--- BEGIN ---

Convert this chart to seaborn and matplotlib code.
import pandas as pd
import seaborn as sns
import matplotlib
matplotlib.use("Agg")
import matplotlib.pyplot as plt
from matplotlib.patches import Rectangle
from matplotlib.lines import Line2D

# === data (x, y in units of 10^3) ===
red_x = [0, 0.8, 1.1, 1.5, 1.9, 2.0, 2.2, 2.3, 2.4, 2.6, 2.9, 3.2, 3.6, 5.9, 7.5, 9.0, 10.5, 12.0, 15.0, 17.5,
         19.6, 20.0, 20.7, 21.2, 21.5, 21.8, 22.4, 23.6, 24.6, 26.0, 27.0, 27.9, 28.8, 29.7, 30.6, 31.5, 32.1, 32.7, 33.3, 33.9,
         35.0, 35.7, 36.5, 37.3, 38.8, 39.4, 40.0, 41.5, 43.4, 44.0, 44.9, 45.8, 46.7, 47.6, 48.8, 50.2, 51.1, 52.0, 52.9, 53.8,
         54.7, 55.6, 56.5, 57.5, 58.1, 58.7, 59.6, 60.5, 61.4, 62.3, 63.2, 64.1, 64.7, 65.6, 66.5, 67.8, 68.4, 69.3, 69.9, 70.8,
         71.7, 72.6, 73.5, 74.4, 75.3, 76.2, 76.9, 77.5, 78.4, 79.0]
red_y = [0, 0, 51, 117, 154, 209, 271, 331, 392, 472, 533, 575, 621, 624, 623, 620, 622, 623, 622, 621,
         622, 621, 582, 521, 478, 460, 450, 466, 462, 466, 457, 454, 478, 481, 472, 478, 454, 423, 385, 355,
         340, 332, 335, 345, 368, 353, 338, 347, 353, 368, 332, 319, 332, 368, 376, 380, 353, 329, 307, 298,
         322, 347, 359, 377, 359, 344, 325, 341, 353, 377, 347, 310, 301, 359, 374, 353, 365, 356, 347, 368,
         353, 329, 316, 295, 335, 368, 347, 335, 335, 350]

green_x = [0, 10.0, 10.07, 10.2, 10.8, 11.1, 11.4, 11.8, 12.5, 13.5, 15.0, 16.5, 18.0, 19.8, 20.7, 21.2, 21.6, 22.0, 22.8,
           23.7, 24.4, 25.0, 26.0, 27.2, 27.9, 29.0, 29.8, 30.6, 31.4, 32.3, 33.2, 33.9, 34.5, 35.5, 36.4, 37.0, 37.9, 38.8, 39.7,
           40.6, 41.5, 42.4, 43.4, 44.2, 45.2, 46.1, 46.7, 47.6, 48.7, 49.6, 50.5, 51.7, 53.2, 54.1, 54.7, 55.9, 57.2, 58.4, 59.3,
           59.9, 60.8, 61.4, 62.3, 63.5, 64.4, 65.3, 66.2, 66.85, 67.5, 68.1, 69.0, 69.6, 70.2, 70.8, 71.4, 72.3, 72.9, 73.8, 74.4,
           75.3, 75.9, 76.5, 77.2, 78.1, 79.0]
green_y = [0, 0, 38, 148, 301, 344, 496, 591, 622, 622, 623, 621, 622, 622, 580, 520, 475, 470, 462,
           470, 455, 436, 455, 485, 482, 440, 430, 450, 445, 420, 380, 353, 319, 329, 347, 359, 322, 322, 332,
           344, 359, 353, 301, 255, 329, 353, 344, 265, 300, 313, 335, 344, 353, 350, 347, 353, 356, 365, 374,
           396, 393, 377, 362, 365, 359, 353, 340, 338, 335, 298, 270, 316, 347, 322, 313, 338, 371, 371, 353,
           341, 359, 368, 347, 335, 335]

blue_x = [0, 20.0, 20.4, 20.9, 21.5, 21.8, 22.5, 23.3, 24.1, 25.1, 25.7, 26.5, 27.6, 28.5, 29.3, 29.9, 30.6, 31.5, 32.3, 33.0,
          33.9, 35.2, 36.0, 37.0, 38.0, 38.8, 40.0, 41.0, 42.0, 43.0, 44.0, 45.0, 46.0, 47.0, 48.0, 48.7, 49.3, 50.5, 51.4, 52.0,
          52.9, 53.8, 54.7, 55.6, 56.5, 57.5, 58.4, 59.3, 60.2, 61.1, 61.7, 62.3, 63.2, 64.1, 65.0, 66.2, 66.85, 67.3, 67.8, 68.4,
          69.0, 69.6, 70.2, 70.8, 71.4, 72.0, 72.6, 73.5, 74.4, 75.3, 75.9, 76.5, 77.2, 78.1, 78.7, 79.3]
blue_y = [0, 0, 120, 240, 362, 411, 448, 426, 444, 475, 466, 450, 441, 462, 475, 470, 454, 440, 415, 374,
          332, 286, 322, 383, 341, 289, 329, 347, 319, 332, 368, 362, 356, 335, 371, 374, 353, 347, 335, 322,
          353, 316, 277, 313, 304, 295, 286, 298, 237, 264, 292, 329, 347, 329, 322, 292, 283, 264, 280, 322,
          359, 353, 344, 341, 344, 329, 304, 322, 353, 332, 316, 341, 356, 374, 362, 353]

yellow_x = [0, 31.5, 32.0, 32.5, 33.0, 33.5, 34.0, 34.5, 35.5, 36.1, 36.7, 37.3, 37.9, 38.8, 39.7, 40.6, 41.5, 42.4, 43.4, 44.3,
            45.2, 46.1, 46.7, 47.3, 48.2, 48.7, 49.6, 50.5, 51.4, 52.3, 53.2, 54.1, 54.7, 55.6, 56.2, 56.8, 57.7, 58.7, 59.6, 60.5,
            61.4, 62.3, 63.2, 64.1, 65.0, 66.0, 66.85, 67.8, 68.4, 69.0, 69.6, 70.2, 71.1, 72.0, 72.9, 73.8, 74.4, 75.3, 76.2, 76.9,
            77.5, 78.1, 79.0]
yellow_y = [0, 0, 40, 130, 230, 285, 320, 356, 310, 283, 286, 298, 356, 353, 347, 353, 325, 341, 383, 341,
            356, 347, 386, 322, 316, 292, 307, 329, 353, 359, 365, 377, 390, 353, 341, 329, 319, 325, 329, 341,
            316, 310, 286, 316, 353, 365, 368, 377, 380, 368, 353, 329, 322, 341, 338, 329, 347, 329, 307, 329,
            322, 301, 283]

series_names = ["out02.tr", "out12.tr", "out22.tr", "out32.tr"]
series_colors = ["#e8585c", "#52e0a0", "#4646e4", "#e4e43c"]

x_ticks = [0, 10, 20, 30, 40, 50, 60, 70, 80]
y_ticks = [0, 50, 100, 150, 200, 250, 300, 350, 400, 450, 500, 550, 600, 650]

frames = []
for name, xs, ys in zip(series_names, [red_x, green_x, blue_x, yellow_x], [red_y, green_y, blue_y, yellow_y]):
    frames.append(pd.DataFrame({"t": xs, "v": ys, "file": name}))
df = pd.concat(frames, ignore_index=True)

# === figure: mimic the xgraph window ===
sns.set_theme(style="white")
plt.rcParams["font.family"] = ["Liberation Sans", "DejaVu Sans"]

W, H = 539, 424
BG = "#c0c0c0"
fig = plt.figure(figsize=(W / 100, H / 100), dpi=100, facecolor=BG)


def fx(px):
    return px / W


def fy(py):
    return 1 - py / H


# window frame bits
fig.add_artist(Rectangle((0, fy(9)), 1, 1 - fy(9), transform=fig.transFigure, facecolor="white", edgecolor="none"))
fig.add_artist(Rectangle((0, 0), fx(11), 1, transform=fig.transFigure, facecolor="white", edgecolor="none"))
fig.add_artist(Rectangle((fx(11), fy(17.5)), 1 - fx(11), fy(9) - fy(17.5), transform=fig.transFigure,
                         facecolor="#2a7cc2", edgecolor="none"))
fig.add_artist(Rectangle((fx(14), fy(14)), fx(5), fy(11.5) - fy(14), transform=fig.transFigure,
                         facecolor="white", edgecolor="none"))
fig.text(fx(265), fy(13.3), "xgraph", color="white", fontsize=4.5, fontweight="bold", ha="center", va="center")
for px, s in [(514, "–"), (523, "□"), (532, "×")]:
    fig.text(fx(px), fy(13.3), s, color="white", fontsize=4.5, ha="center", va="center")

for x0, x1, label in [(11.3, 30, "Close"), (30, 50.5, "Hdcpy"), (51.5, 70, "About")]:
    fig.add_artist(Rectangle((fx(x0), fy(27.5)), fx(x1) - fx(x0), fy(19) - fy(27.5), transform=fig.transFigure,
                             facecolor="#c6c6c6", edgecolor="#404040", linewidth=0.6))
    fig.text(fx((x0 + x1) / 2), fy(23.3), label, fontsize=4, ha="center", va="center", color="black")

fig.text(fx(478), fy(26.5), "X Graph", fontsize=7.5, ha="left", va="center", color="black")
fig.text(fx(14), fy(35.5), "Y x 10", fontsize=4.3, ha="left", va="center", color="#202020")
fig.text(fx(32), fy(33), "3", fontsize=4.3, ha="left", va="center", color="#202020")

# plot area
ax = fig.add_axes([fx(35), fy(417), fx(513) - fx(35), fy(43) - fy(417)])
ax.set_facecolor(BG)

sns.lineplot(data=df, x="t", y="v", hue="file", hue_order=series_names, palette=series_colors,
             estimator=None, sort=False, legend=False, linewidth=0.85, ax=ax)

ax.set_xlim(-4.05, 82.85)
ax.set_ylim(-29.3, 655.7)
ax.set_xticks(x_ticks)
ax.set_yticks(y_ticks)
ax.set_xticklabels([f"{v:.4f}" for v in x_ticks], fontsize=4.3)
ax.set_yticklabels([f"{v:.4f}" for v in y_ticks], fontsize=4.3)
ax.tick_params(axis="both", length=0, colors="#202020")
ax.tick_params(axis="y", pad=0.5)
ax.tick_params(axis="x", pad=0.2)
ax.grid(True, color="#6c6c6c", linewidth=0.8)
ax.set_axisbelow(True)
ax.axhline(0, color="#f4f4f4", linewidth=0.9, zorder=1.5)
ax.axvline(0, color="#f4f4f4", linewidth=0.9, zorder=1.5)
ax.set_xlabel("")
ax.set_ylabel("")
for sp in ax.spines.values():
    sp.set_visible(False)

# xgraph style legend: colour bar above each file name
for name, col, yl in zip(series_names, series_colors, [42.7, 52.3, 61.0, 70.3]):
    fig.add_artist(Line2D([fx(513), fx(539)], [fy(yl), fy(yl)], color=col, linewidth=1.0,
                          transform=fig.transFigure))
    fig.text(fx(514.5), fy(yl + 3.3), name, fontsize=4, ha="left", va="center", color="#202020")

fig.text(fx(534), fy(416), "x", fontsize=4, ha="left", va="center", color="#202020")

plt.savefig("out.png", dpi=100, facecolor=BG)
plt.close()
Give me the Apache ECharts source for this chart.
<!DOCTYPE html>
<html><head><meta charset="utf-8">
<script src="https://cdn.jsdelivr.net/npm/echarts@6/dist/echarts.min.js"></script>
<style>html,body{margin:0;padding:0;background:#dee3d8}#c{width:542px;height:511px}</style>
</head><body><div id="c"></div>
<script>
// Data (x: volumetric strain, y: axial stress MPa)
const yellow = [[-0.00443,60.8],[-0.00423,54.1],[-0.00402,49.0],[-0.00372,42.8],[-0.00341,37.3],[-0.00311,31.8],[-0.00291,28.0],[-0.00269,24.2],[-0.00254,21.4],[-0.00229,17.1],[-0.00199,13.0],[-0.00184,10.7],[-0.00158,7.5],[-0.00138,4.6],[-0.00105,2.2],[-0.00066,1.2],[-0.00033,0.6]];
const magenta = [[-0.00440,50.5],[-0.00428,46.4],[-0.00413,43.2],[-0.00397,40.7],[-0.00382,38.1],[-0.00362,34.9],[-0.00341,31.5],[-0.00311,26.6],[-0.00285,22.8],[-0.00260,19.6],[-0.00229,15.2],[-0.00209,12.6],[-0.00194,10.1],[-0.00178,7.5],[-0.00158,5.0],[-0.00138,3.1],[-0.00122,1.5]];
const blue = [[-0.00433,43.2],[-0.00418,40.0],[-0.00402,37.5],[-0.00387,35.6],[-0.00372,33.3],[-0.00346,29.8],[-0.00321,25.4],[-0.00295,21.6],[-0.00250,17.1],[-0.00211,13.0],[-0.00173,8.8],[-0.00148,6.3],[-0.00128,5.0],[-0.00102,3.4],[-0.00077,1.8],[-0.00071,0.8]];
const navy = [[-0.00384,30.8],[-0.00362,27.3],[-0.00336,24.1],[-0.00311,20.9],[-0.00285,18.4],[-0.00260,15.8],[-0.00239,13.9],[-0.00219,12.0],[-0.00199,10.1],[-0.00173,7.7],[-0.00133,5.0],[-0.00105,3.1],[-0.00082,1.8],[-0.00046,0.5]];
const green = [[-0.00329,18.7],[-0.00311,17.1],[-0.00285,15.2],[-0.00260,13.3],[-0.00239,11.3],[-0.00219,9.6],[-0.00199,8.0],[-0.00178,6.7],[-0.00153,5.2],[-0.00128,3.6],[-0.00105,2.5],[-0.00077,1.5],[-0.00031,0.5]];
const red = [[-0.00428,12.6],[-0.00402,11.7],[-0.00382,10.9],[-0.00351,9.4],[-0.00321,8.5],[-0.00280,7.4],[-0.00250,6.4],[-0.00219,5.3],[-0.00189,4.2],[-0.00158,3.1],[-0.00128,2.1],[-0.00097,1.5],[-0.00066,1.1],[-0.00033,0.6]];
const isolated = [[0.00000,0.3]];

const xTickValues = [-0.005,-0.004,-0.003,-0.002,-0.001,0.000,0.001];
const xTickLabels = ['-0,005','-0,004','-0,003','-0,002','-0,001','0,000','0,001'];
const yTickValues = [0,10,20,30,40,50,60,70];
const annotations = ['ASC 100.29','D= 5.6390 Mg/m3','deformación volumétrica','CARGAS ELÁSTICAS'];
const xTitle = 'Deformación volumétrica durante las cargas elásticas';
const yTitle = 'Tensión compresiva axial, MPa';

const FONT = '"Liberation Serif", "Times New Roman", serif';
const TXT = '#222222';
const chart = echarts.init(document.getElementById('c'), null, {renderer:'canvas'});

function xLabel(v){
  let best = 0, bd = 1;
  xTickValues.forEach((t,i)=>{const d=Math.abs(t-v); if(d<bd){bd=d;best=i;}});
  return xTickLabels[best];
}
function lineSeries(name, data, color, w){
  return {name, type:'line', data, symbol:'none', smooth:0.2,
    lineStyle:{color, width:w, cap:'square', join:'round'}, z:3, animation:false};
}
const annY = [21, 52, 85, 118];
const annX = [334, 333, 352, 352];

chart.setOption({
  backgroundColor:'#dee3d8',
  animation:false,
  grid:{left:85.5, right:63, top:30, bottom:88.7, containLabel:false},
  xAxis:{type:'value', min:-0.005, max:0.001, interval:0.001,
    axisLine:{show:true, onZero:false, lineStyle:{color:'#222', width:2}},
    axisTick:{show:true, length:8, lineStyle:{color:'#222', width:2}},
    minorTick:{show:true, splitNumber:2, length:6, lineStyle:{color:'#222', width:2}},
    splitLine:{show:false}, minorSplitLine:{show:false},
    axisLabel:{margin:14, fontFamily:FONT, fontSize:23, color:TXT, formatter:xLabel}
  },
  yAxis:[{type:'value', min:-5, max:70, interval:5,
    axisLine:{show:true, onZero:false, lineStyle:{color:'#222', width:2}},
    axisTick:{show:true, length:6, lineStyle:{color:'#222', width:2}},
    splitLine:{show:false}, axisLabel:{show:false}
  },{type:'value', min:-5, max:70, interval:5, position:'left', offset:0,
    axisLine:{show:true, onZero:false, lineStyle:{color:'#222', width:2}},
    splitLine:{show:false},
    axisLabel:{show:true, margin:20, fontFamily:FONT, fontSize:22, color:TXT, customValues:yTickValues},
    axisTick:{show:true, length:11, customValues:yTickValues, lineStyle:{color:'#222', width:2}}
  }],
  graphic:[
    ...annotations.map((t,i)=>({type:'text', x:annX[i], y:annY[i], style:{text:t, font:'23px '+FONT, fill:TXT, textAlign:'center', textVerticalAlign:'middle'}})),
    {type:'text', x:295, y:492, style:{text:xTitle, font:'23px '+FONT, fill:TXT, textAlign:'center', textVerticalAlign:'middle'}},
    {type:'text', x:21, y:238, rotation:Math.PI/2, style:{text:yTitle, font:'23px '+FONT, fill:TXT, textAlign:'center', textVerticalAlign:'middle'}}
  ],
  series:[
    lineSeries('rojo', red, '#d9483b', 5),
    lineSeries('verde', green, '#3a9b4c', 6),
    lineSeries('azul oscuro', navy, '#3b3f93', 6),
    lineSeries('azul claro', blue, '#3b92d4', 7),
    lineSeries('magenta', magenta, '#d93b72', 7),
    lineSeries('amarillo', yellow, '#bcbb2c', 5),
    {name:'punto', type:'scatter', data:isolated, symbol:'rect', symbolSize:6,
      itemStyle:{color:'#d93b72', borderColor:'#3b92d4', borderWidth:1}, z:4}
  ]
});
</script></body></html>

--- END ---

**PROBLEM TO SOLVE**
Return nothing but the lines from the first line of the listing through the line with "from matplotlib.lines import Line2D", please, keeping every one of them unchanged.

**CORRECT OUTPUT**
Convert this chart to seaborn and matplotlib code.
import pandas as pd
import seaborn as sns
import matplotlib
matplotlib.use("Agg")
import matplotlib.pyplot as plt
from matplotlib.patches import Rectangle
from matplotlib.lines import Line2D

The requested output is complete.